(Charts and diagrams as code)
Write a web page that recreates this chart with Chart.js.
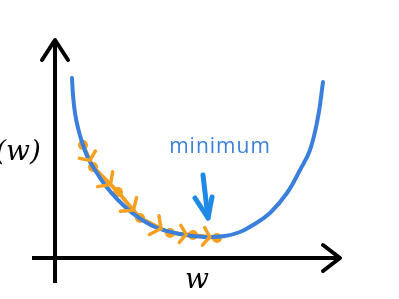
<!DOCTYPE html>
<html>
<head>
<meta charset="utf-8">
<script src="https://cdn.jsdelivr.net/npm/chart.js@4/dist/chart.umd.min.js"></script>
<style>
  body { margin: 0; background: #fff; }
  #wrap { width: 399px; height: 299px; }
</style>
</head>
<body>
<div id="wrap"><canvas id="chart"></canvas></div>
<script>
// cost curve J(w) (w across, J up)
const curveW = [1.7, 1.8, 2.0, 2.3, 2.7, 3.3, 4.0, 5.0, 6.3, 8.0, 10.0, 12.5, 15.0, 17.0, 18.5, 19.8, 21.5, 23.2, 24.5, 25.5, 26.3, 26.8];
const curveJ = [18.0, 16.3, 14.5, 13.0, 11.6, 10.0, 8.8, 7.3, 5.8, 4.3, 3.1, 2.4, 2.1, 2.2, 2.6, 3.3, 4.5, 6.5, 8.8, 10.8, 14.1, 17.6];

// gradient descent steps (orange)
const stepW = [2.8, 3.8, 6.3, 8.5, 11.5, 13.8, 16.2];
const stepJ = [11.3, 9.1, 6.6, 4.0, 2.5, 2.3, 2.0];

// hand drawn axes with arrow heads
const yAxisW = [0, 0];
const yAxisJ = [-2.5, 21.8];
const yHeadW = [-1.3, 0, 1.3];
const yHeadJ = [19.8, 21.8, 19.8];
const xAxisW = [-2.3, 28.5];
const xAxisJ = [0, 0];
const xHeadW = [26.8, 28.5, 26.8];
const xHeadJ = [1.3, 0, -1.3];

// little arrow pointing at the minimum
const minArrowW = [14.8, 15.3];
const minArrowJ = [8.3, 4.0];
const minHeadW = [14.0, 15.3, 15.7];
const minHeadJ = [6.0, 4.0, 6.1];

const labels = [
    { text: "minimum", w: 16.5, j: 10.5, font: '21px "Open Sans"', color: "#3b82d6", align: "center", spacing: "1px" },
    { text: "w", w: 14.2, j: -3.0, font: 'italic 28px "DejaVu Serif"', color: "#000", align: "center", spacing: "0px" },
    { text: "J(w)", w: -1.4, j: 9.8, font: 'italic 28px "DejaVu Serif"', color: "#000", align: "right", spacing: "0px" }
];

function pts(ws, js) {
    return ws.map((w, i) => ({ x: w, y: js[i] }));
}

function lineSet(ws, js, color, width, extra) {
    return Object.assign({
        data: pts(ws, js),
        showLine: true,
        borderColor: color,
        backgroundColor: color,
        borderWidth: width,
        pointRadius: 0,
        borderCapStyle: "round",
        borderJoinStyle: "round",
        tension: 0
    }, extra || {});
}

// chevrons on each step + text labels
const sketchPlugin = {
    id: "sketch",
    afterDatasetsDraw(chart) {
        const ctx = chart.ctx;
        const xs = chart.scales.x;
        const ys = chart.scales.y;
        ctx.save();
        ctx.strokeStyle = "#f4a020";
        ctx.lineWidth = 3.5;
        ctx.lineCap = "round";
        for (let i = 0; i < stepW.length - 1; i++) {
            const x0 = xs.getPixelForValue(stepW[i]), y0 = ys.getPixelForValue(stepJ[i]);
            const x1 = xs.getPixelForValue(stepW[i + 1]), y1 = ys.getPixelForValue(stepJ[i + 1]);
            const len = Math.hypot(x1 - x0, y1 - y0);
            const ang = Math.atan2(y1 - y0, x1 - x0);
            const tx = x0 + (x1 - x0) * 0.7, ty = y0 + (y1 - y0) * 0.7;
            const arm = Math.min(13, len * 0.45);
            ctx.beginPath();
            ctx.moveTo(tx - arm * Math.cos(ang - 0.95), ty - arm * Math.sin(ang - 0.95));
            ctx.lineTo(tx, ty);
            ctx.lineTo(tx - arm * Math.cos(ang + 0.95), ty - arm * Math.sin(ang + 0.95));
            ctx.stroke();
        }
        labels.forEach(l => {
            ctx.font = l.font;
            ctx.fillStyle = l.color;
            ctx.textAlign = l.align;
            ctx.textBaseline = "alphabetic";
            ctx.letterSpacing = l.spacing;
            ctx.fillText(l.text, xs.getPixelForValue(l.w), ys.getPixelForValue(l.j));
        });
        ctx.restore();
    }
};

new Chart(document.getElementById("chart"), {
    type: "scatter",
    data: {
        datasets: [
            lineSet(yAxisW, yAxisJ, "#000", 4, { borderCapStyle: "butt" }),
            lineSet(yHeadW, yHeadJ, "#000", 4),
            lineSet(xAxisW, xAxisJ, "#000", 4, { borderCapStyle: "butt" }),
            lineSet(xHeadW, xHeadJ, "#000", 4),
            lineSet(curveW, curveJ, "#3a7fdc", 4, { tension: 0.4 }),
            lineSet(stepW, stepJ, "#f4a020", 4, { pointRadius: 5, pointBackgroundColor: "#f4a020", pointBorderWidth: 0 }),
            lineSet(minArrowW, minArrowJ, "#1e8ae6", 5),
            lineSet(minHeadW, minHeadJ, "#1e8ae6", 5)
        ]
    },
    options: {
        responsive: true,
        maintainAspectRatio: false,
        animation: false,
        layout: { padding: 0, autoPadding: false },
        plugins: { legend: { display: false }, tooltip: { enabled: false } },
        scales: {
            x: { type: "linear", min: -5.5, max: 34.4, display: false },
            y: { type: "linear", min: -4.1, max: 25.8, display: false }
        }
    },
    plugins: [sketchPlugin]
});
</script>
</body>
</html>
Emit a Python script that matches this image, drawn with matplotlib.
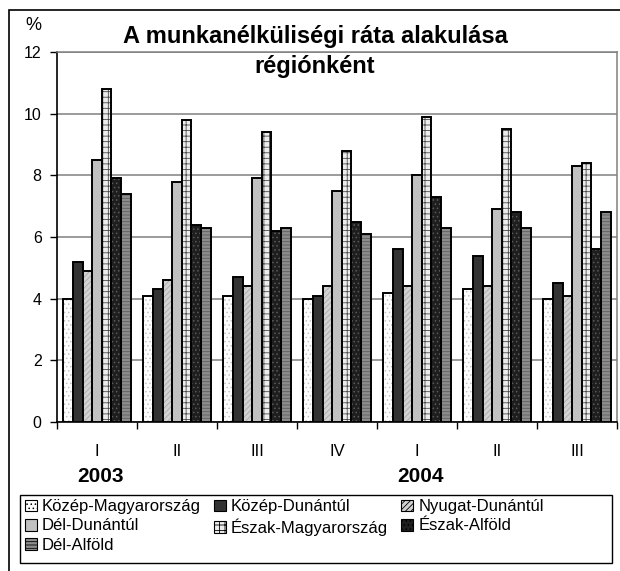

TASK TO CARRY OUT -
Return only the lines from the start of the data through the line that contains "10.8, 14.1, 17.6];", please, copying them exactly and omitting all pictures.

IN RESPONSE -
Write a web page that recreates this chart with Chart.js.
<!DOCTYPE html>
<html>
<head>
<meta charset="utf-8">
<script src="https://cdn.jsdelivr.net/npm/chart.js@4/dist/chart.umd.min.js"></script>
<style>
  body { margin: 0; background: #fff; }
  #wrap { width: 399px; height: 299px; }
</style>
</head>
<body>
<div id="wrap"><canvas id="chart"></canvas></div>
<script>
// cost curve J(w) (w across, J up)
const curveW = [1.7, 1.8, 2.0, 2.3, 2.7, 3.3, 4.0, 5.0, 6.3, 8.0, 10.0, 12.5, 15.0, 17.0, 18.5, 19.8, 21.5, 23.2, 24.5, 25.5, 26.3, 26.8];
const curveJ = [18.0, 16.3, 14.5, 13.0, 11.6, 10.0, 8.8, 7.3, 5.8, 4.3, 3.1, 2.4, 2.1, 2.2, 2.6, 3.3, 4.5, 6.5, 8.8, 10.8, 14.1, 17.6];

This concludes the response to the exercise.